まぁ、それを真は知っているのでこうも手厚く介抱してくれている訳です。
「毎回思うが、お前も女なんだな」
「…殺すぞ」
「ふは、顔色最悪だな」
「…でしょうね」
「腹じゃなくて腰擦るか?」
「動きたくないからお腹でいい。心を込めて優しく擦れ」
「何様だお前」
流石に少し痛みが引いてきて痛みによる冷や汗も治まって来た。いやまぁ、普通に全然痛いんですけどね。
そして真は器用に、わたしのお腹を擦りながら片手で読書をしている訳だが…なんかちょっと疲れて眠くなって来た。

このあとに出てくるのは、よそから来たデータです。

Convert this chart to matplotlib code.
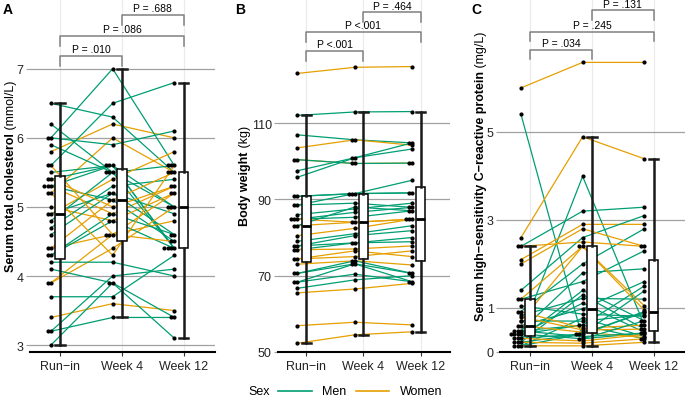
import matplotlib.pyplot as plt
from matplotlib.lines import Line2D

plt.rcParams['font.family'] = 'Liberation Sans'

visits = ['Run\u2212in', 'Week 4', 'Week 12']

# one entry per participant (same order in every list)
sex = ['W', 'M', 'M', 'W', 'W', 'M', 'M', 'M', 'M', 'M', 'M', 'M', 'M', 'M', 'M', 'W', 'W', 'M',
       'W', 'M', 'M', 'M', 'M', 'W', 'W', 'W', 'W', 'M', 'M', 'M', 'M', 'M', 'W', 'W', 'W']

chol_run = [5.8, 6.0, 6.5, 5.2, 3.4, 3.0, 3.2, 3.2, 6.2, 5.6, 6.0, 5.9, 5.4, 5.5, 5.3, 5.3, 5.0, 5.3,
            4.9, 4.9, 4.8, 4.7, 4.6, 4.4, 4.4, 3.9, 3.9, 4.3, 4.3, 4.2, 4.1, 3.7, 5.4, 5.6, 5.2]
chol_w4 = [6.2, 7.0, 6.3, 6.0, 3.6, 3.9, 3.4, 4.0, 5.5, 6.5, 5.9, 5.5, 5.6, 5.6, 5.1, 4.9, 4.8, 5.6,
           5.4, 5.2, 5.5, 5.3, 5.2, 5.1, 4.6, 4.4, 4.6, 4.8, 4.9, 4.2, 3.9, 3.7, 5.0, 4.6, 4.3]
chol_w12 = [6.0, 5.6, 5.5, 5.5, 3.5, 3.4, 3.4, 4.1, 5.0, 6.8, 6.1, 5.6, 5.0, 4.4, 4.5, 5.3, 5.2, 4.4,
            5.8, 4.6, 4.4, 5.4, 4.9, 5.5, 4.8, 5.0, 5.2, 4.4, 4.6, 4.0, 3.1, 4.3, 5.3, 4.5, 5.6]

wt_run = [123.0, 112.0, 106.9, 103.5, 100.4, 100.4, 97.5, 95.8, 90.8, 90.8, 88.5, 88.5, 86.0, 84.8,
          84.8, 84.8, 83.1, 83.1, 80.5, 79.0, 77.8, 77.8, 76.8, 76.8, 74.4, 74.4, 73.0, 70.6, 70.6,
          68.3, 68.3, 66.7, 65.5, 56.9, 52.3]
wt_w4 = [124.6, 112.9, 105.6, 105.6, 99.4, 99.4, 100.9, 100.9, 91.5, 91.5, 91.5, 89.0, 87.5, 86.6,
         85.3, 84.0, 84.0, 88.0, 82.4, 81.0, 80.5, 78.6, 78.6, 77.0, 76.5, 75.0, 73.9, 73.9, 73.1,
         73.1, 70.4, 68.9, 66.5, 57.8, 54.5]
wt_w12 = [124.8, 113.0, 104.8, 104.2, 99.5, 99.5, 103.2, 104.8, 95.0, 91.7, 91.7, 87.9, 89.0, 87.9,
          87.0, 84.8, 84.8, 87.0, 84.8, 83.1, 81.8, 78.9, 80.0, 77.8, 75.0, 76.5, 72.8, 70.6, 68.4,
          70.6, 68.4, 70.0, 68.0, 57.1, 55.3]

crp_run = [6.0, 5.4, 0.41, 2.6, 2.1, 2.4, 1.4, 0.92, 0.48, 1.2, 0.31, 0.22, 0.83, 0.41, 0.6, 2.0, 2.4,
           1.05, 1.2, 0.14, 0.71, 0.48, 0.41, 0.92, 0.8, 0.6, 0.7, 0.31, 0.22, 0.14, 0.48, 0.41, 0.31,
           0.22, 0.14]
crp_w4 = [6.58, 0.3, 3.99, 4.89, 2.9, 3.2, 2.6, 2.0, 1.8, 1.6, 1.4, 1.3, 1.22, 1.11, 0.98, 2.8, 2.5,
          0.86, 2.4, 0.77, 0.7, 0.61, 0.61, 0.54, 0.5, 0.45, 2.4, 0.41, 0.41, 0.41, 0.35, 0.3, 0.25,
          0.2, 0.14]
crp_w12 = [6.58, 0.43, 0.61, 4.39, 2.9, 3.29, 3.1, 2.8, 1.89, 2.3, 0.71, 0.52, 1.2, 0.45, 1.6, 2.4, 2.4,
           0.81, 1.05, 0.35, 0.85, 0.3, 1.5, 0.61, 0.52, 0.33, 0.95, 0.92, 1.39, 0.9, 0.43, 0.71, 0.4,
           0.3, 0.22]

p_chol = ['P = .010', 'P = .086', 'P = .688']
p_wt = ['P <.001', 'P <.001', 'P = .464']
p_crp = ['P = .034', 'P = .245', 'P = .131']

colors = {'M': '#009E73', 'W': '#E69F00'}
W, H = 685, 402

fig = plt.figure(figsize=(W / 100, H / 100), dpi=100)
renderer = fig.canvas.get_renderer()


def stack_x(vals, pos):
    # dotplot-like stacking to the left of the box
    seen = {}
    xs = []
    for v in vals:
        k = seen.get(v, 0)
        seen[v] = k + 1
        xs.append(pos - 0.15 - 0.055 * k)
    return xs


def two_part_label(xb, bold, normal):
    # vertical label: bold part followed by normal part, centred on the axes
    kw = dict(rotation=90, rotation_mode='anchor', ha='left', va='baseline', fontsize=9)
    t1 = fig.text(xb / W, 0, bold, weight='bold', **kw)
    t2 = fig.text(xb / W, 0, normal, **kw)
    h1 = t1.get_window_extent(renderer).height
    h2 = t2.get_window_extent(renderer).height
    y0 = (H - 176) - (h1 + h2) / 2
    t1.set_y(y0 / H)
    t2.set_y((y0 + h1) / H)


def panel(left, right, series, ylim, yticks, brackets, drop, pvals, ylab, letter, lab_x, let_x):
    ax = fig.add_axes([left / W, (H - 353) / H, (right - left) / W, 353 / H])
    ax.set_xlim(0.51, 3.51)
    ax.set_ylim(*ylim)
    for p in (1, 2, 3):
        ax.axvline(p, color='#ebebeb', lw=0.8, zorder=0)
    for t in yticks:
        ax.axhline(t, color='#a0a0a0', lw=0.9, zorder=0)
    # participant lines
    for i, s in enumerate(sex):
        ys = [series[0][i], series[1][i], series[2][i]]
        ax.plot([0.85, 1.85, 2.85], ys, color=colors[s], lw=0.9, zorder=1)
    # box plots
    ax.boxplot(series, positions=[1, 2, 3], widths=0.16, showfliers=False, patch_artist=True,
               capwidths=0.16,
               boxprops=dict(facecolor='white', edgecolor='black', linewidth=1.1),
               medianprops=dict(color='black', linewidth=2.0),
               whiskerprops=dict(color='#1a1a1a', linewidth=1.8),
               capprops=dict(color='#1a1a1a', linewidth=1.8), zorder=3)
    # dots
    for j, vals in enumerate(series):
        ax.plot(stack_x(vals, j + 1), vals, 'o', color='black', ms=2.0, zorder=4, clip_on=False)
    # significance brackets
    pairs = [(1, 2), (1, 3), (2, 3)]
    for (a, b), yb, txt in zip(pairs, brackets, pvals):
        ax.plot([a, a, b, b], [yb - drop, yb, yb, yb - drop], color='#808080', lw=1.1,
                clip_on=False, zorder=2)
        ax.text((a + b) / 2, yb + drop * 0.15, txt, ha='center', va='bottom', fontsize=7.5,
                color='black', clip_on=False)
    for sp in ('left', 'top', 'right'):
        ax.spines[sp].set_visible(False)
    ax.spines['bottom'].set_linewidth(1.5)
    ax.set_yticks(yticks)
    ax.set_yticklabels([str(t) for t in yticks])
    ax.set_xticks([1, 2, 3])
    ax.set_xticklabels(visits)
    ax.tick_params(axis='y', length=3, color='#a0a0a0', labelsize=9, labelcolor='#222222', pad=1.5)
    ax.tick_params(axis='x', length=3, color='#333333', labelsize=9, labelcolor='#222222', pad=3)
    two_part_label(lab_x, ylab[0], ylab[1])
    fig.text(let_x / W, 1 - 10 / H, letter, ha='left', va='center', fontsize=10, weight='bold')
    return ax


panel(30, 215, [chol_run, chol_w4, chol_w12], (2.9, 8.01), [3, 4, 5, 6, 7],
      [7.19, 7.48, 7.78], 0.15, p_chol,
      ('Serum total cholesterol', ' (mmol/L)'), 'A', 14, 3)
panel(278, 450, [wt_run, wt_w4, wt_w12], (50, 142.5), [50, 70, 90, 110],
      [128.9, 133.9, 139.0], 2.6, p_wt,
      ('Body weight', ' (kg)'), 'B', 248, 235)
panel(500, 685, [crp_run, crp_w4, crp_w12], (0, 8.02), [0, 1, 3, 5],
      [6.87, 7.28, 7.76], 0.22, p_crp,
      ('Serum high\u2212sensitivity C\u2212reactive protein', ' (mg/L)'), 'C', 484, 471)

# legend
ly = 1 - 392 / H
fig.text(248 / W, ly, 'Sex', ha='left', va='center', fontsize=9)
fig.add_artist(Line2D([278 / W, 312 / W], [ly, ly], color=colors['M'], lw=1.2))
fig.text(322 / W, ly, 'Men', ha='left', va='center', fontsize=9)
fig.add_artist(Line2D([356 / W, 389 / W], [ly, ly], color=colors['W'], lw=1.2))
fig.text(400 / W, ly, 'Women', ha='left', va='center', fontsize=9)

fig.savefig('out.png', dpi=100)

いや、普通に寝れば良いじゃんって話なんだけど…なんか、ホラ、ね? ちょっと寝辛いって言うかさ…いつもみたいに机に突っ伏して寝る訳じゃないしさ。ましてや、真がいる訳で…いや、腕で顔隠して寝ればいいや。
「…ねぇ、真」
「なんだよ、ムラムラでもして来たか」
「ねぇよしね」
「安心しろ俺もだ」
「うるせぇよバカ」
「で、なんだよ。飲み物ならあるだろ」
「いや、少し寝るから終鈴が鳴ったら起こしてって言おうとしただけ」
そして真の返事を聞く前に目元に腕を置いて、目を瞑った。
最悪、起きたら帰ろうかな。
病院に薬を貰いに行かなきゃだし。
そんな事を思いながら、真がわたしがすぐに寝れる様に優しく子供を寝かし付ける様に一定のリズムでお腹を擦ってくれて、すぐにわたしは意識を手放した。